Critics, including dissenting justices in Leon and subsequent cases, contend that the exception severely undermines the Fourth Amendment. They argue it:
- Removes the incentive for judicial rigor: Magistrates may issue warrants with less care if they know errors will not lead to exclusion.
- Erodes the constitutional remedy: By admitting unconstitutionally seized evidence, the exception weakens the practical enforceability of the Fourth Amendment right.
- Creates a slippery slope: Extensions from Leon to Herring and Davis have progressively narrowed the exclusionary rule's application, making it a remedy only for the most egregious and deliberate violations.
The practical effect is that a significant amount of evidence obtained through unconstitutional searches is now admitted in court. The focus has shifted from the violation itself to the nature of the official error that caused it.
Critical Perspectives
The good faith exception sits at the heart of a enduring legal and philosophical debate about the exclusionary rule's function.
The Deterrence-Only Perspective: This view, adopted by the modern Court, sees exclusion solely as a tool to deter police misconduct. If the police acted reasonably, no deterrence is needed, and the evidence should be used. This perspective prioritizes truth-finding and public safety in the criminal trial.

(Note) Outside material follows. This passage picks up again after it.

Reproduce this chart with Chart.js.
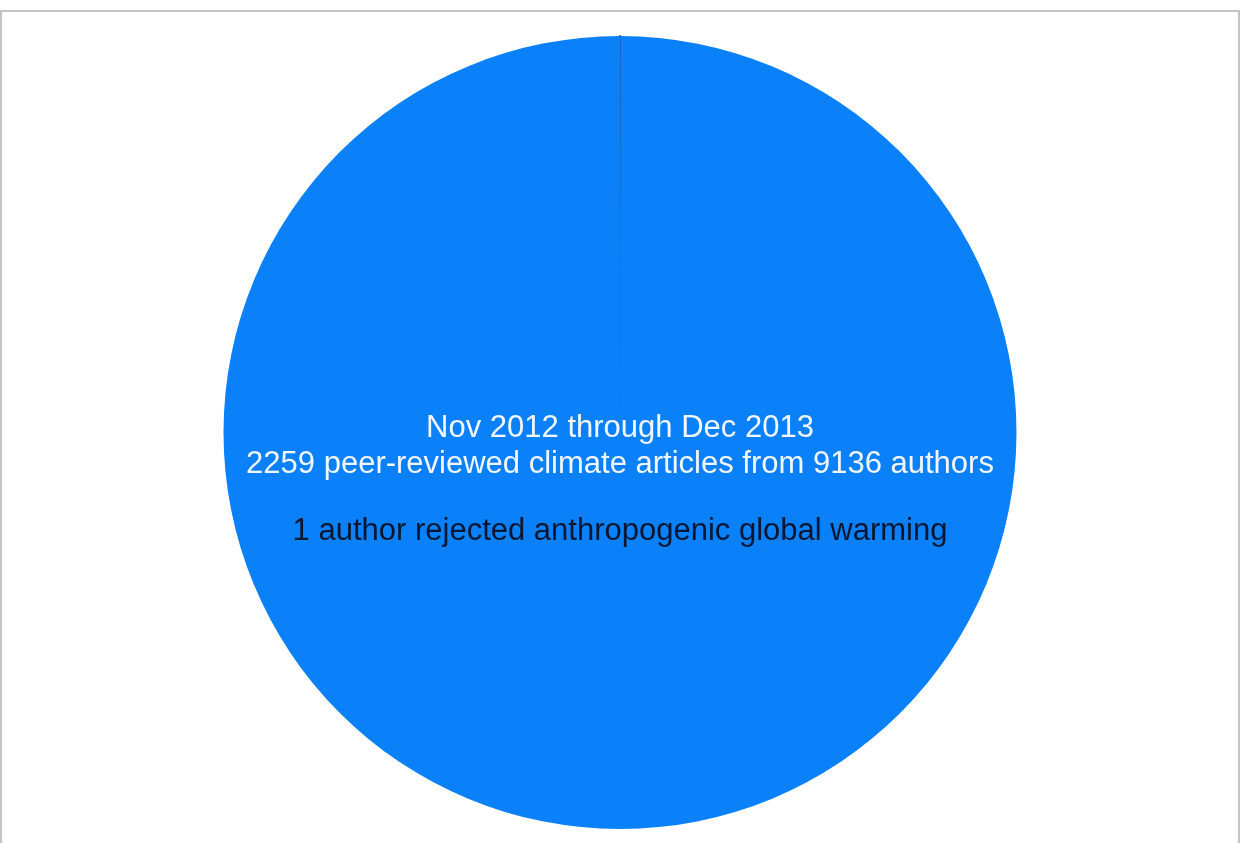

The Judicial Integrity Perspective: This opposing view holds that courts must avoid becoming complicit in constitutional violations by approving the use of illegally obtained evidence. From this angle, admitting the evidence—regardless of officer culpability—harms the legitimacy of the judicial system itself. The good faith exception, by making courts a partner in admitting tainted evidence, is seen as compromising this integrity.
The Defense Bar's Practical Concern: Practically, the exception makes it much harder to suppress evidence. Defense attorneys must not only prove a Fourth Amendment violation but also demonstrate that the officer's reliance was not in good faith by fitting the case into one of the Leon exceptions—a significantly higher bar.
Summary
- The good faith exception allows evidence seized under a defective warrant to be admitted if the officer's reliance on that warrant was objectively reasonable.
- Established in United States v. Leon, the exception is grounded in a cost-benefit analysis, applying only when excluding evidence would not deter future police misconduct.
- The exception does not apply when officers mislead the magistrate, the magistrate abandons their judicial role, the warrant is based on a "bare bones" affidavit, or the warrant is facially deficient.
- The logic of the exception has been extended to clerical errors (Evans), certain negligent record-keeping errors (Herring), and searches conducted in reasonable reliance on then-binding appellate precedent (Davis).
- The exception represents a major shift in Fourth Amendment law, emphasizing the culpability of police conduct over the fact of a constitutional violation and sparking ongoing debate about the true purpose of the exclusionary rule.